Tony | Adeoye Shobakin

The silence before dawn, you could slice with a rusty razor. But when the first light breaks the boughs of dusk, the arena becomes a hub of buzzing bumble bees. That was how Tony described it. He took a look at the arena and decided then and there to pitch his tent.

Each day starts off slowly; the distant muezzin’s call to prayer, then muffled shuffles of feet travelling wherever. Tony mumbles along, hardly moved until the magic itself begins. As if by a vengeful virus, the arena is consumed. He finds it difficult to tell who starts it. Somebody somewhere yanks at collapsible steel doors. Whoever such persons are, they do it in a rush as if chased by a ghoulish killer squad. Then the bus arrives and its conductor bawls at the passengers, literally shoving them onto the bus and clearing out.

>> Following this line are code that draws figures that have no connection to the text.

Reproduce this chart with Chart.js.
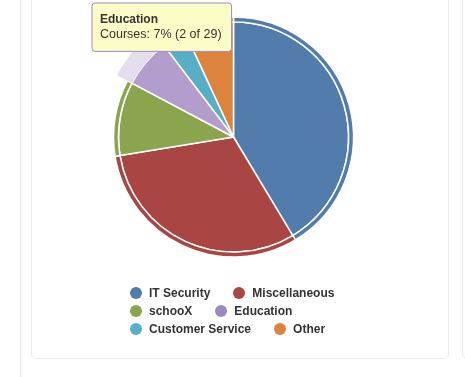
<!DOCTYPE html>
<html>
<head>
<meta charset="utf-8">
<script src="https://cdn.jsdelivr.net/npm/chart.js@4/dist/chart.umd.min.js"></script>
<style>
  body { margin: 0; background: #fff; width: 465px; height: 377px; overflow: hidden; position: relative; font-family: "Liberation Sans", Arial, sans-serif; }
  .rule { position: absolute; left: 20px; top: 0; width: 1px; height: 377px; background: #e8e8ee; }
  .card { position: absolute; top: -10px; height: 369px; border: 1px solid #ebebeb; border-radius: 5px; box-sizing: border-box; }
  #wrap { position: absolute; left: 0; top: 0; width: 465px; height: 377px; }
  #legend { position: absolute; left: 130px; top: 284px; font-size: 12px; font-weight: bold; color: #333; }
  #legend .row { height: 18px; line-height: 18px; white-space: nowrap; }
  #legend .item { display: inline-block; margin-right: 23px; }
  #legend .dot { display: inline-block; width: 12px; height: 12px; border-radius: 50%; margin-right: 7px; vertical-align: -2px; }
</style>
</head>
<body>
<div class="rule"></div>
<div class="card" style="left:31px;width:418px;"></div>
<div class="card" style="left:462px;width:60px;"></div>
<div id="wrap"><canvas id="pie"></canvas></div>
<div id="legend"></div>
<script>
const categories = ["IT Security", "Miscellaneous", "schooX", "Education", "Customer Service", "Other"];
const courses = [12, 9, 3, 2, 1, 2];
const seriesName = "Courses";
const hovered = 3; // Education

const colors = ["#527cab", "#a94644", "#8ba54f", "#9e88c0", "#56aec7", "#dc843e"];
const hoverColors = ["#5e89b8", "#b65251", "#98b25c", "#b39dcd", "#63bbd4", "#e9914b"];
const haloColor = "rgba(179,157,205,0.35)";

Chart.defaults.font.family = '"Liberation Sans", Arial, sans-serif';

Chart.Tooltip.positioners.overPie = function (items) {
    if (!items.length) return false;
    const el = items[0].element;
    return { x: el.x - 138.5, y: el.y - 134, xAlign: "left", yAlign: "top" };
};

// outer halo only for the hovered slice, thin outer ring, then the pie body
const halo = categories.map((c, i) => i === hovered ? haloColor : "rgba(0,0,0,0)");
const ring = colors.map((c, i) => i === hovered ? haloColor : c);
const ringBorder = categories.map((c, i) => i === hovered ? 0 : 1.5);

const chart = new Chart(document.getElementById("pie"), {
    type: "pie",
    data: {
        labels: categories,
        datasets: [
            { label: "halo", data: courses, weight: 12, backgroundColor: halo, hoverBackgroundColor: halo, borderWidth: 0, hoverBorderWidth: 0 },
            { label: "ring", data: courses, weight: 5, backgroundColor: ring, hoverBackgroundColor: ring,
              borderColor: "#fff", hoverBorderColor: "#fff", borderWidth: ringBorder, hoverBorderWidth: ringBorder },
            { label: seriesName, data: courses, weight: 115, backgroundColor: colors, hoverBackgroundColor: hoverColors,
              borderColor: "#fff", hoverBorderColor: "#fff", borderWidth: 1.5, hoverBorderWidth: 1.5 }
        ]
    },
    options: {
        responsive: true,
        maintainAspectRatio: false,
        animation: false,
        radius: 132,
        hoverOffset: 0,
        layout: { padding: { left: 2, right: 0, top: 0, bottom: 103 } },
        plugins: {
            legend: { display: false },
            tooltip: {
                position: "overPie",
                filter: (item) => item.datasetIndex === 2,
                backgroundColor: "#fcfcc6",
                borderColor: "#9d8cc0",
                borderWidth: 1,
                cornerRadius: 3,
                caretSize: 0,
                caretPadding: 0,
                displayColors: false,
                padding: { top: 9, right: 10, bottom: 9, left: 8 },
                titleColor: "#333",
                bodyColor: "#333",
                titleFont: { size: 12, weight: "bold" },
                bodyFont: { size: 12.5 },
                titleMarginBottom: 1,
                callbacks: {
                    title: (items) => items[0].label,
                    label: (item) => {
                        const total = item.dataset.data.reduce((a, b) => a + b, 0);
                        const pct = Math.round(item.raw / total * 100);
                        return seriesName + ": " + pct + "% (" + item.raw + " of " + total + ")";
                    }
                }
            }
        }
    }
});

chart.setActiveElements([{ datasetIndex: 2, index: hovered }]);
chart.tooltip.setActiveElements([{ datasetIndex: 2, index: hovered }], { x: 150, y: 60 });
chart.update();

// html legend, two entries per row
const legend = document.getElementById("legend");
for (let i = 0; i < categories.length; i += 2) {
    const row = document.createElement("div");
    row.className = "row";
    for (let j = i; j < Math.min(i + 2, categories.length); j++) {
        const item = document.createElement("span");
        item.className = "item";
        item.innerHTML = '<span class="dot" style="background:' + colors[j] + '"></span>' + categories[j];
        row.appendChild(item);
    }
    legend.appendChild(row);
}
</script>
</body>
</html>
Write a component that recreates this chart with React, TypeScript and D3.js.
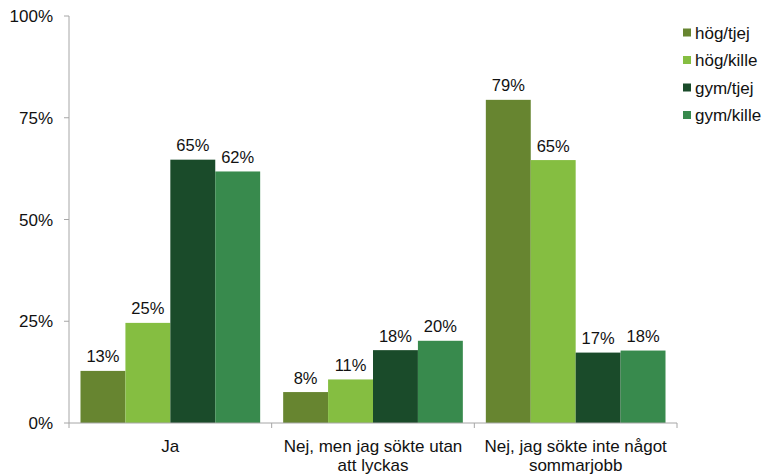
import React from "react";
import * as d3 from "d3";

const categories: string[][] = [
  ["Ja"],
  ["Nej, men jag sökte utan", "att lyckas"],
  ["Nej, jag sökte inte något", "sommarjobb"],
];
const seriesNames = ["hög/tjej", "hög/kille", "gym/tjej", "gym/kille"];
const seriesColors = ["#678530", "#85BE41", "#1A4B2A", "#388A4D"];
const hogTjej = [12.8, 7.6, 79.4];
const hogKille = [24.6, 10.7, 64.6];
const gymTjej = [64.7, 17.9, 17.3];
const gymKille = [61.8, 20.2, 17.8];
const yTicks = [0, 25, 50, 75, 100];

const W = 765;
const H = 474;
const left = 69;
const right = 677;
const top = 16;
const bottom = 423;
const FONT = "'Liberation Sans', Arial, sans-serif";

export default function App() {
  const series = [hogTjej, hogKille, gymTjej, gymKille];
  const x0 = d3
    .scaleBand<number>()
    .domain(categories.map((_, i) => i))
    .range([left, right])
    .paddingInner(0)
    .paddingOuter(0);
  const x1 = d3
    .scaleBand<number>()
    .domain(seriesNames.map((_, i) => i))
    .range([11.5, x0.bandwidth() - 11.5])
    .padding(0);
  const y = d3.scaleLinear().domain([0, 100]).range([bottom, top]);

  const catTicks = [...categories.map((_, i) => x0(i)!), right];

  return (
    <svg
      width={W}
      height={H}
      style={{ position: "absolute", left: 0, top: 0 }}
      fontFamily={FONT}
    >
      {categories.map((_, ci) => (
        <g key={ci} transform={`translate(${x0(ci)},0)`}>
          {series.map((s, si) => (
            <g key={si}>
              <rect
                x={x1(si)}
                y={y(s[ci])}
                width={x1.bandwidth()}
                height={y(0) - y(s[ci])}
                fill={seriesColors[si]}
              />
              <text
                x={x1(si)! + x1.bandwidth() / 2}
                y={y(s[ci]) - 8.5}
                textAnchor="middle"
                fontSize={16.5}
                fill="#111"
              >
                {Math.round(s[ci])}%
              </text>
            </g>
          ))}
        </g>
      ))}

      <line x1={left} x2={left} y1={top} y2={bottom} stroke="#A6A6A6" strokeWidth={1} />
      {yTicks.map((t) => (
        <g key={t}>
          <line x1={left - 5} x2={left} y1={y(t)} y2={y(t)} stroke="#A6A6A6" />
          <text x={53} y={y(t) + 6} textAnchor="end" fontSize={17} fill="#111">
            {t}%
          </text>
        </g>
      ))}

      <line x1={left} x2={right} y1={bottom} y2={bottom} stroke="#A6A6A6" />
      {catTicks.map((t, i) => (
        <line key={i} x1={t} x2={t} y1={bottom} y2={bottom + 5} stroke="#A6A6A6" />
      ))}
      {categories.map((lines, ci) =>
        lines.map((l, li) => (
          <text
            key={`${ci}-${li}`}
            x={x0(ci)! + x0.bandwidth() / 2}
            y={452 + li * 19}
            textAnchor="middle"
            fontSize={17}
            fill="#111"
          >
            {l}
          </text>
        ))
      )}

      {seriesNames.map((n, i) => (
        <g key={n} transform={`translate(683,${32.5 + i * 27.5})`}>
          <rect x={0} y={-4} width={8} height={8} fill={seriesColors[i]} />
          <text x={12} y={6} fontSize={17} fill="#111">
            {n}
          </text>
        </g>
      ))}
    </svg>
  );
}
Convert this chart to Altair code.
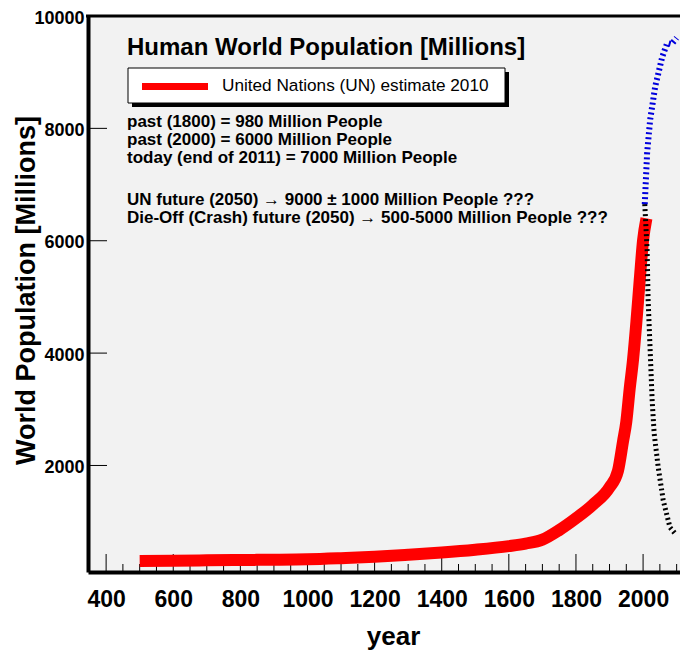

Some gyrating madness, Tony calls it. From then on it is a rush. And lots of crush. Crushing of feet, crushing of bones, sometimes crushing of lives too. These go on daily and Tony wonders why they still do it anyway.

He hates it when they gather in the morning, like runners congregating before a marathon, faces stern and in a hurry. He prefers when they come back to the bus stop in the evenings, which is when he goes out to them to beg for his daily bread.